## Raw data

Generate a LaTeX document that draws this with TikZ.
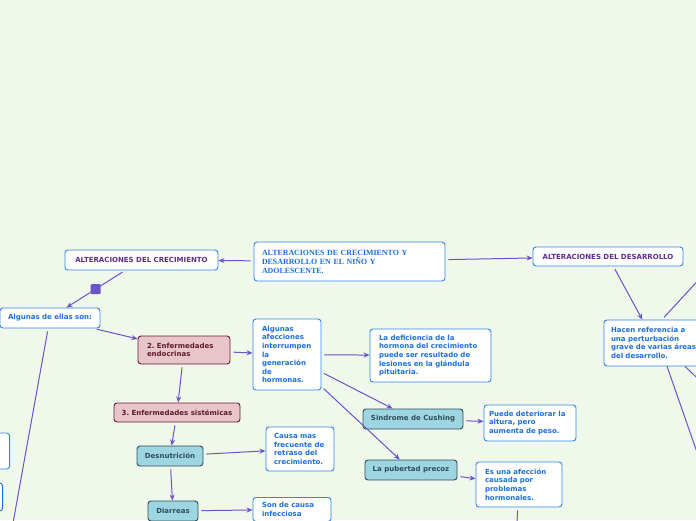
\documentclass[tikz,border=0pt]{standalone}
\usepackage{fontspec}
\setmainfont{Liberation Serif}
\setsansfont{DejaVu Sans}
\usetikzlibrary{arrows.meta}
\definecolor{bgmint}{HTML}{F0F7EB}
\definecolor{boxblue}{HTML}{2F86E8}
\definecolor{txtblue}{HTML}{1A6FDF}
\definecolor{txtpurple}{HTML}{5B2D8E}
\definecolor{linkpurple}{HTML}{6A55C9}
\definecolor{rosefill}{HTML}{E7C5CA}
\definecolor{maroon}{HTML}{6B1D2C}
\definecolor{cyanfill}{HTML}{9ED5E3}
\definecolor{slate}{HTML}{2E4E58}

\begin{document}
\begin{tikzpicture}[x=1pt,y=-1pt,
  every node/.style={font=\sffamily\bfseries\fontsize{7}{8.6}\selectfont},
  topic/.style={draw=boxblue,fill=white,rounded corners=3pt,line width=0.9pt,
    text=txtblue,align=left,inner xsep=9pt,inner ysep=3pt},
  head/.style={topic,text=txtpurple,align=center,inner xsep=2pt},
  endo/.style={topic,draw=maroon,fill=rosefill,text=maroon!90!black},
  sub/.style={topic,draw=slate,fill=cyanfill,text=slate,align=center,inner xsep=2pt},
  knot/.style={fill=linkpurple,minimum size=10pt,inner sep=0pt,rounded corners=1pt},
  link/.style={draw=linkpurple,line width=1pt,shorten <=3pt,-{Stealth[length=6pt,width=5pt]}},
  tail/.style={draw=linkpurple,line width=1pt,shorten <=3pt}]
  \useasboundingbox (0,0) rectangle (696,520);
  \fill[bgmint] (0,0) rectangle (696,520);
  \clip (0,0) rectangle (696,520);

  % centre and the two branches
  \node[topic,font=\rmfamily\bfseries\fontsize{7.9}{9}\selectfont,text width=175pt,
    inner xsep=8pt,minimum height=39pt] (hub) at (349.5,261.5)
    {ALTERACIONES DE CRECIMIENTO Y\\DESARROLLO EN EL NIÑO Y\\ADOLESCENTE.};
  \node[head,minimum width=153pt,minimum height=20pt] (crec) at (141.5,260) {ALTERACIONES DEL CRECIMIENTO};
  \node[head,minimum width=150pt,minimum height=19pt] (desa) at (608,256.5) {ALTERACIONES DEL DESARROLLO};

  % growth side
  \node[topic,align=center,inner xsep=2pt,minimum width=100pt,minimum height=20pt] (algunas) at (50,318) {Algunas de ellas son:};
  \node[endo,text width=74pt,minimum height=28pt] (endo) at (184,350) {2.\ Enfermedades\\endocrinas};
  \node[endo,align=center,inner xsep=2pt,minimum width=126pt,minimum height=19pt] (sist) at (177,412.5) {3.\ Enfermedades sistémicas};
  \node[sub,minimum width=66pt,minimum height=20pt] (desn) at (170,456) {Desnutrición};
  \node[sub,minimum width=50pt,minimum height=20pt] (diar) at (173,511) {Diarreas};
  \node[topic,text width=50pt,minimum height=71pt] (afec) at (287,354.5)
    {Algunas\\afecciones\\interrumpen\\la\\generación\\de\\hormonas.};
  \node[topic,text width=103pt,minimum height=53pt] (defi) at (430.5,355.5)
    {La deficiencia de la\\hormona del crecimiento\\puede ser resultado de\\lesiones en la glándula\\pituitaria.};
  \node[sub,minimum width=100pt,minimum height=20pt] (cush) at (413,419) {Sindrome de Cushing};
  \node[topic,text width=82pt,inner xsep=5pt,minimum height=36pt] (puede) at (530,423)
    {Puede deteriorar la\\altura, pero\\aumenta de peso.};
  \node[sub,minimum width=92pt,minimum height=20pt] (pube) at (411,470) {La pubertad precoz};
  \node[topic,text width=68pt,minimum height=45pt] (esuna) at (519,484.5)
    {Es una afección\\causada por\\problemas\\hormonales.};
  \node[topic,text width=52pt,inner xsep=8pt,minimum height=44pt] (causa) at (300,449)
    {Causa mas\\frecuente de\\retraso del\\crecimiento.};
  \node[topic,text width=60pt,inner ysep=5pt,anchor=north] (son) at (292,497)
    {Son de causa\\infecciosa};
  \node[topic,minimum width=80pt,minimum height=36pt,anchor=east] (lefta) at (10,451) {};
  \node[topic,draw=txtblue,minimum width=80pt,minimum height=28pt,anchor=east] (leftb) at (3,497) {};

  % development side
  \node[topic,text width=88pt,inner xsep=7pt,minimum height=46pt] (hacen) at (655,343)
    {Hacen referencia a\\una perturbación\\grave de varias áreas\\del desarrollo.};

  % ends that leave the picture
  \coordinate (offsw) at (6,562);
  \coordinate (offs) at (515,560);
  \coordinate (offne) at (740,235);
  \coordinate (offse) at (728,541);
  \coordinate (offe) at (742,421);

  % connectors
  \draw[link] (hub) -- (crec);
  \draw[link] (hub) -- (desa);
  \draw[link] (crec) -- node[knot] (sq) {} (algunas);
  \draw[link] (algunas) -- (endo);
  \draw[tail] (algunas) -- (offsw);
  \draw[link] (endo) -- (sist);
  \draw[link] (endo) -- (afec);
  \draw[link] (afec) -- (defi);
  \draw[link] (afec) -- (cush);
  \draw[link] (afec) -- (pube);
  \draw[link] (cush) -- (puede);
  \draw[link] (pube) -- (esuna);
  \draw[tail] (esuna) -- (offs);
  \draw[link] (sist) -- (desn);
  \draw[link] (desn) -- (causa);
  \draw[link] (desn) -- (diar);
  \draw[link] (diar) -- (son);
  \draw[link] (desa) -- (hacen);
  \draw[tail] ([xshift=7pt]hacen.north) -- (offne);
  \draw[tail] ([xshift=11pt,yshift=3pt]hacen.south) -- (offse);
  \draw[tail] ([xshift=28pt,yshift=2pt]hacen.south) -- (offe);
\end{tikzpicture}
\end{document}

## Instruction
Leave out the pictures and give the listing above again exactly.

## The answer
Generate a LaTeX document that draws this with TikZ.
\documentclass[tikz,border=0pt]{standalone}
\usepackage{fontspec}
\setmainfont{Liberation Serif}
\setsansfont{DejaVu Sans}
\usetikzlibrary{arrows.meta}
\definecolor{bgmint}{HTML}{F0F7EB}
\definecolor{boxblue}{HTML}{2F86E8}
\definecolor{txtblue}{HTML}{1A6FDF}
\definecolor{txtpurple}{HTML}{5B2D8E}
\definecolor{linkpurple}{HTML}{6A55C9}
\definecolor{rosefill}{HTML}{E7C5CA}
\definecolor{maroon}{HTML}{6B1D2C}
\definecolor{cyanfill}{HTML}{9ED5E3}
\definecolor{slate}{HTML}{2E4E58}

\begin{document}
\begin{tikzpicture}[x=1pt,y=-1pt,
  every node/.style={font=\sffamily\bfseries\fontsize{7}{8.6}\selectfont},
  topic/.style={draw=boxblue,fill=white,rounded corners=3pt,line width=0.9pt,
    text=txtblue,align=left,inner xsep=9pt,inner ysep=3pt},
  head/.style={topic,text=txtpurple,align=center,inner xsep=2pt},
  endo/.style={topic,draw=maroon,fill=rosefill,text=maroon!90!black},
  sub/.style={topic,draw=slate,fill=cyanfill,text=slate,align=center,inner xsep=2pt},
  knot/.style={fill=linkpurple,minimum size=10pt,inner sep=0pt,rounded corners=1pt},
  link/.style={draw=linkpurple,line width=1pt,shorten <=3pt,-{Stealth[length=6pt,width=5pt]}},
  tail/.style={draw=linkpurple,line width=1pt,shorten <=3pt}]
  \useasboundingbox (0,0) rectangle (696,520);
  \fill[bgmint] (0,0) rectangle (696,520);
  \clip (0,0) rectangle (696,520);

  % centre and the two branches
  \node[topic,font=\rmfamily\bfseries\fontsize{7.9}{9}\selectfont,text width=175pt,
    inner xsep=8pt,minimum height=39pt] (hub) at (349.5,261.5)
    {ALTERACIONES DE CRECIMIENTO Y\\DESARROLLO EN EL NIÑO Y\\ADOLESCENTE.};
  \node[head,minimum width=153pt,minimum height=20pt] (crec) at (141.5,260) {ALTERACIONES DEL CRECIMIENTO};
  \node[head,minimum width=150pt,minimum height=19pt] (desa) at (608,256.5) {ALTERACIONES DEL DESARROLLO};

  % growth side
  \node[topic,align=center,inner xsep=2pt,minimum width=100pt,minimum height=20pt] (algunas) at (50,318) {Algunas de ellas son:};
  \node[endo,text width=74pt,minimum height=28pt] (endo) at (184,350) {2.\ Enfermedades\\endocrinas};
  \node[endo,align=center,inner xsep=2pt,minimum width=126pt,minimum height=19pt] (sist) at (177,412.5) {3.\ Enfermedades sistémicas};
  \node[sub,minimum width=66pt,minimum height=20pt] (desn) at (170,456) {Desnutrición};
  \node[sub,minimum width=50pt,minimum height=20pt] (diar) at (173,511) {Diarreas};
  \node[topic,text width=50pt,minimum height=71pt] (afec) at (287,354.5)
    {Algunas\\afecciones\\interrumpen\\la\\generación\\de\\hormonas.};
  \node[topic,text width=103pt,minimum height=53pt] (defi) at (430.5,355.5)
    {La deficiencia de la\\hormona del crecimiento\\puede ser resultado de\\lesiones en la glándula\\pituitaria.};
  \node[sub,minimum width=100pt,minimum height=20pt] (cush) at (413,419) {Sindrome de Cushing};
  \node[topic,text width=82pt,inner xsep=5pt,minimum height=36pt] (puede) at (530,423)
    {Puede deteriorar la\\altura, pero\\aumenta de peso.};
  \node[sub,minimum width=92pt,minimum height=20pt] (pube) at (411,470) {La pubertad precoz};
  \node[topic,text width=68pt,minimum height=45pt] (esuna) at (519,484.5)
    {Es una afección\\causada por\\problemas\\hormonales.};
  \node[topic,text width=52pt,inner xsep=8pt,minimum height=44pt] (causa) at (300,449)
    {Causa mas\\frecuente de\\retraso del\\crecimiento.};
  \node[topic,text width=60pt,inner ysep=5pt,anchor=north] (son) at (292,497)
    {Son de causa\\infecciosa};
  \node[topic,minimum width=80pt,minimum height=36pt,anchor=east] (lefta) at (10,451) {};
  \node[topic,draw=txtblue,minimum width=80pt,minimum height=28pt,anchor=east] (leftb) at (3,497) {};

  % development side
  \node[topic,text width=88pt,inner xsep=7pt,minimum height=46pt] (hacen) at (655,343)
    {Hacen referencia a\\una perturbación\\grave de varias áreas\\del desarrollo.};

  % ends that leave the picture
  \coordinate (offsw) at (6,562);
  \coordinate (offs) at (515,560);
  \coordinate (offne) at (740,235);
  \coordinate (offse) at (728,541);
  \coordinate (offe) at (742,421);

  % connectors
  \draw[link] (hub) -- (crec);
  \draw[link] (hub) -- (desa);
  \draw[link] (crec) -- node[knot] (sq) {} (algunas);
  \draw[link] (algunas) -- (endo);
  \draw[tail] (algunas) -- (offsw);
  \draw[link] (endo) -- (sist);
  \draw[link] (endo) -- (afec);
  \draw[link] (afec) -- (defi);
  \draw[link] (afec) -- (cush);
  \draw[link] (afec) -- (pube);
  \draw[link] (cush) -- (puede);
  \draw[link] (pube) -- (esuna);
  \draw[tail] (esuna) -- (offs);
  \draw[link] (sist) -- (desn);
  \draw[link] (desn) -- (causa);
  \draw[link] (desn) -- (diar);
  \draw[link] (diar) -- (son);
  \draw[link] (desa) -- (hacen);
  \draw[tail] ([xshift=7pt]hacen.north) -- (offne);
  \draw[tail] ([xshift=11pt,yshift=3pt]hacen.south) -- (offse);
  \draw[tail] ([xshift=28pt,yshift=2pt]hacen.south) -- (offe);
\end{tikzpicture}
\end{document}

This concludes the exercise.